I don't think so that a P2P system that enables a massive downloads by user's would enable the encryption that makes your data secure or anonymously hide your information from the provider, though it is but it worth a penny and I cannot call it as massive or swarm uploads.

I realize that, the thoughts that my boss he has was wrong with encryption in bittorrent clients implicitly saying that "it would provide data security or anonymity to user using bittorrent clients", sorry but it's not that way.

At least, I made it clear now. =)

Wednesday, September 23, 2009

Removing of Multiple Files with Exception Using "rm" command in Linux

Now I get into this point. I remember I did some simple command, back then, by using "rm" command in Linux. Try searching in the net but none of it provides me the answer.

The goal was that, I have a directory named, "reports" with lots of files/directories/sub-directories inside it, and try to delete all of them but with exclusion of the files that starts with the word "report-" (ex. report-2009-10-19.html).
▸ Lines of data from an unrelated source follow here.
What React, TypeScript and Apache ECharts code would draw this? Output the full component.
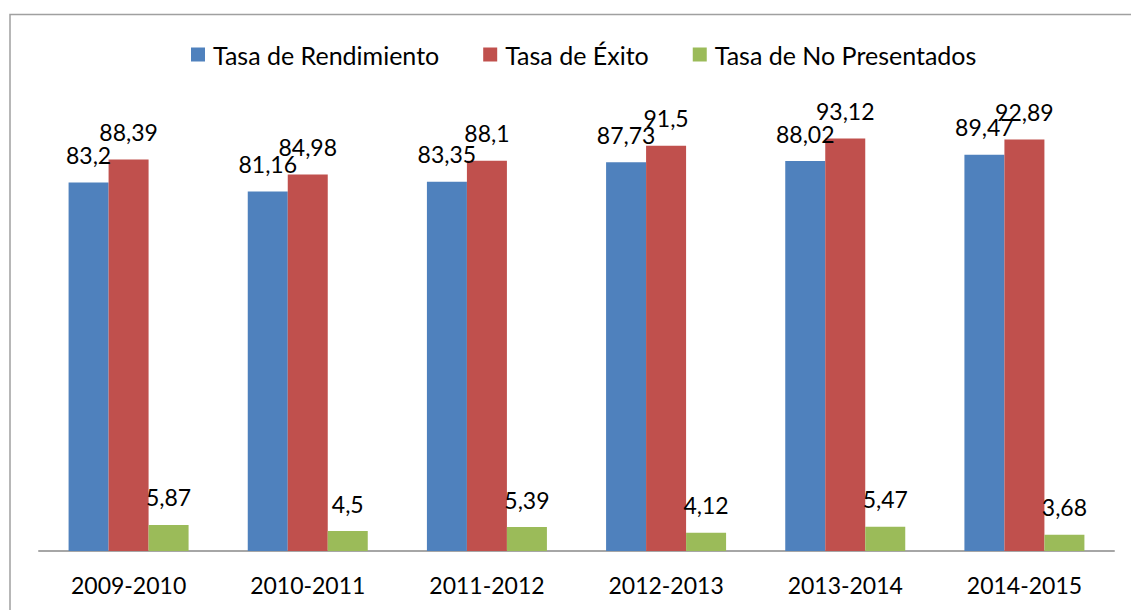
import React, { useEffect, useRef } from "react";
import * as echarts from "echarts";

const categories = ["2009-2010", "2010-2011", "2011-2012", "2012-2013", "2013-2014", "2014-2015"];
const seriesNames = ["Tasa de Rendimiento", "Tasa de Éxito", "Tasa de No Presentados"];
const rendimiento = [83.2, 81.16, 83.35, 87.73, 88.02, 89.47];
const exito = [88.39, 84.98, 88.1, 91.5, 93.12, 92.89];
const noPresentados = [5.87, 4.5, 5.39, 4.12, 5.47, 3.68];
const colors = ["#4F81BD", "#C0504D", "#9BBB59"];

const FONT = "Lato, 'Open Sans', sans-serif";

export default function App() {
  const ref = useRef<HTMLDivElement>(null);
  useEffect(() => {
    if (!ref.current) return;
    const chart = echarts.init(ref.current, undefined, { renderer: "svg" });
    const fmt = (p: any) => String(p.value).replace(".", ",");
    const mk = (name: string, data: number[], color: string) => ({
      name,
      type: "bar",
      data,
      barWidth: 40,
      barGap: "0%",
      itemStyle: { color },
      label: {
        show: true,
        position: "top",
        distance: 16,
        formatter: fmt,
        color: "#000",
        fontFamily: FONT,
        fontSize: 23,
      },
    });
    chart.setOption({
      animation: false,
      backgroundColor: "#fff",
      color: colors,
      legend: {
        left: 186,
        top: 37,
        itemWidth: 14,
        itemHeight: 14,
        itemGap: 44,
        icon: "rect",
        textStyle: { fontFamily: FONT, fontSize: 25, color: "#000", padding: [0, 0, 0, 3] },
        data: seriesNames,
      },
      grid: { left: 39, right: 17, top: 108, bottom: 59, containLabel: false },
      xAxis: {
        type: "category",
        data: categories,
        axisLine: { show: true, lineStyle: { color: "#a6a6a6", width: 2 } },
        axisTick: { show: false },
        axisLabel: { margin: 22, color: "#000", fontFamily: FONT, fontSize: 23 },
      },
      yAxis: {
        type: "value",
        min: 0,
        max: 100,
        show: false,
        splitLine: { show: false },
      },
      graphic: [
        {
          type: "rect",
          shape: { x: 10, y: 14.5, width: 1400, height: 800 },
          style: { fill: "none", stroke: "#a0a0a0", lineWidth: 1.5 },
          silent: true,
        },
      ],
      series: [
        mk(seriesNames[0], rendimiento, colors[0]),
        mk(seriesNames[1], exito, colors[1]),
        mk(seriesNames[2], noPresentados, colors[2]),
      ],
    });
    return () => chart.dispose();
  }, []);
  return (
    <div
      ref={ref}
      style={{ position: "fixed", left: 0, top: 0, width: 1131, height: 610 }}
    />
  );
}
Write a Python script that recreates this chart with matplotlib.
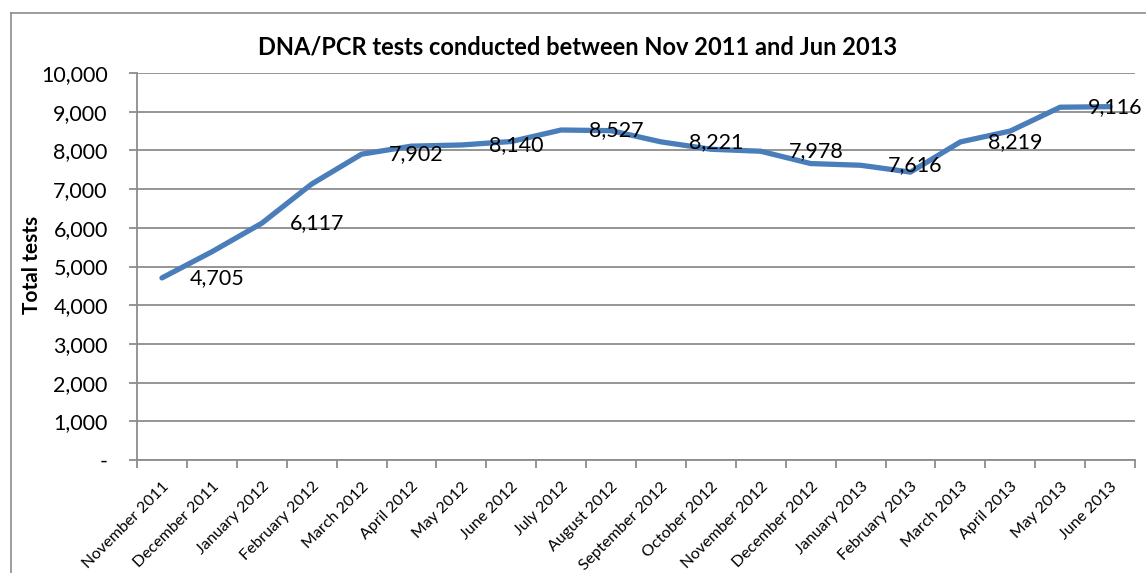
import matplotlib
matplotlib.use("Agg")
import matplotlib.pyplot as plt
from matplotlib.lines import Line2D
from matplotlib.ticker import FixedLocator, FuncFormatter

months = ["November 2011", "December 2011", "January 2012", "February 2012",
          "March 2012", "April 2012", "May 2012", "June 2012", "July 2012",
          "August 2012", "September 2012", "October 2012", "November 2012",
          "December 2012", "January 2013", "February 2013", "March 2013",
          "April 2013", "May 2013", "June 2013"]
tests = [4705, 5380, 6117, 7130, 7902, 8110, 8140, 8230, 8527, 8510,
         8221, 8030, 7978, 7660, 7616, 7440, 8219, 8500, 9116, 9130]
labelled = [0, 2, 4, 6, 8, 10, 12, 14, 16, 18]

plt.rcParams['font.family'] = ['Lato', 'DejaVu Sans']

W, H = 1146, 573
fig = plt.figure(figsize=(W / 100, H / 100), dpi=100)
ax = fig.add_axes([137 / W, 1 - 460 / H, (1135 - 137) / W, (460 - 73) / H])

x = list(range(len(months)))
ax.plot(x, tests, color='#4A7EBB', linewidth=3.8, solid_capstyle='round',
        solid_joinstyle='round', zorder=3)

for i in labelled:
    ax.annotate(f"{tests[i]:,}", (x[i], tests[i]), xytext=(20, 0),
                textcoords='offset points', ha='left', va='center',
                fontsize=15.5, color='black', zorder=4)

ax.set_xlim(-0.5, len(months) - 0.5)
ax.set_ylim(0, 10000)

grid_c = '#8C8C8C'
ax.yaxis.set_major_locator(FixedLocator(range(0, 10001, 1000)))
ax.yaxis.set_major_formatter(FuncFormatter(lambda v, p: '-' if v == 0 else f"{int(v):,}"))
ax.grid(axis='y', color=grid_c, linewidth=1.3, zorder=1)
ax.set_axisbelow(True)

ax.xaxis.set_major_locator(FixedLocator([i - 0.5 for i in range(len(months) + 1)]))
ax.xaxis.set_major_formatter(FuncFormatter(lambda v, p: ''))
ax.set_xticks(x, minor=True)
ax.set_xticklabels(months, minor=True, rotation=45, ha='right',
                   rotation_mode='anchor', fontsize=11.5)
ax.tick_params(axis='x', which='minor', length=0, pad=14)
ax.tick_params(axis='x', which='major', length=6, color=grid_c, width=1.3)
ax.tick_params(axis='y', length=6, color=grid_c, width=1.3, labelsize=15.5, pad=15)

for s in ['top', 'right']:
    ax.spines[s].set_visible(False)
for s in ['left', 'bottom']:
    ax.spines[s].set_color(grid_c)
    ax.spines[s].set_linewidth(1.3)

ax.set_ylabel("Total tests", fontsize=15, fontweight='bold', va='center')
ax.yaxis.set_label_coords((32 - 137) / (1135 - 137), (460 - 265) / (460 - 73))
fig.text(578 / W, 1 - 47 / H, "DNA/PCR tests conducted between Nov 2011 and Jun 2013",
         ha='center', va='center', fontsize=17, fontweight='bold')

# chart border
fig.add_artist(Line2D([11 / W, 11 / W], [0, 1 - 13 / H], transform=fig.transFigure,
                      color='#8C8C8C', linewidth=1.2))
fig.add_artist(Line2D([11 / W, 1], [1 - 13 / H, 1 - 13 / H], transform=fig.transFigure,
                      color='#8C8C8C', linewidth=1.2))

fig.savefig("out.png", dpi=100, facecolor='white')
I thought the command issued in my shell

$> rm -rf $(ls reports/|grep -e '[^report-*]')

would enable me to delete the files but it seems it doesn't work. My expectation was the files that does not start with "reports" word will be deleted. Then I read the manual of rm ("man rm" in bash), I found that the -v would select those non-matching lines.
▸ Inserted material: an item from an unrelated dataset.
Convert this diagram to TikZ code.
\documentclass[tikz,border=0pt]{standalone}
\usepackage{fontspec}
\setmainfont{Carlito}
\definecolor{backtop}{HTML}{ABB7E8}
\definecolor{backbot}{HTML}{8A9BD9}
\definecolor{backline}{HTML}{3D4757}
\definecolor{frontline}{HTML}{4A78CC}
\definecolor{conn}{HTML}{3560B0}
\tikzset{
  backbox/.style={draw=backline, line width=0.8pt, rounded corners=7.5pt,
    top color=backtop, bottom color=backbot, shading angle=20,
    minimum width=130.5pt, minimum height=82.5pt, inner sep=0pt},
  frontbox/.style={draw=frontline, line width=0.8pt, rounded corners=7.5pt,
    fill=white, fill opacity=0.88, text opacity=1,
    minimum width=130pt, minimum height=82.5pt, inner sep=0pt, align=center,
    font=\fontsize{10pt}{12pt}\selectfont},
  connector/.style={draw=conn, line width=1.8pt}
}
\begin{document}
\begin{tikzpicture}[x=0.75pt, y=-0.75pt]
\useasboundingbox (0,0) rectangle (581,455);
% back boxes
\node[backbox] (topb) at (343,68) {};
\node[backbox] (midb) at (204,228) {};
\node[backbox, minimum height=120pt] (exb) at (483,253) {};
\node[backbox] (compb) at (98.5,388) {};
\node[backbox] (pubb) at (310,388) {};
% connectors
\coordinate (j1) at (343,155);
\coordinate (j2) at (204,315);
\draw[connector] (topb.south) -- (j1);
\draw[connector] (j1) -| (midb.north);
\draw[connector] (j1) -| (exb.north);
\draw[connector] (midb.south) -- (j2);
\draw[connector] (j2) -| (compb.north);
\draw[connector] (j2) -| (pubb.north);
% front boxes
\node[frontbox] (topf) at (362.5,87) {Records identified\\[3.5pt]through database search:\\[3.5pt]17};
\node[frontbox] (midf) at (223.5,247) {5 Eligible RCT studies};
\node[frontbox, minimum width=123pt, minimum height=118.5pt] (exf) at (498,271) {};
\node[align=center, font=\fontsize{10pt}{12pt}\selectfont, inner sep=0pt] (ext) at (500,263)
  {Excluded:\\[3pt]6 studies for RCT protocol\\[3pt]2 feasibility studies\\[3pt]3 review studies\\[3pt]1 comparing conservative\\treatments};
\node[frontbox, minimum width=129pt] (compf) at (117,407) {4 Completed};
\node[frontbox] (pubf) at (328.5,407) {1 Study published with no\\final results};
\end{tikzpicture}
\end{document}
Now, issuing the commands in my shell

$> cd reports
$> rm -rf $(ls .|grep -v '[report-*]')

enables me to delete the files that starts with the word "report-".

Hope this helps!

Tuesday, September 22, 2009

Connecting Samba 3 from Linux to Mac OS X Leopard

I'm so befuddled yesterday until I figured it out that it works from Mac OS X to Mac OS X Leopard with Samba 3. I thought my smb.conf doesn't work.

Now, Linux to Mac OS X was hard because I thought, I must ran smbpasswd to provide password for the username I have to used. I was thinking that Mac OS X's Samba configuration directs the use to able to check on the user's of the machine with it's account information (username and password of the Mac OS X Leopard machine).

It does able me to authenticate and access my folder via that Mac OS X machine.

I found this article also, seems we have the same issue faced.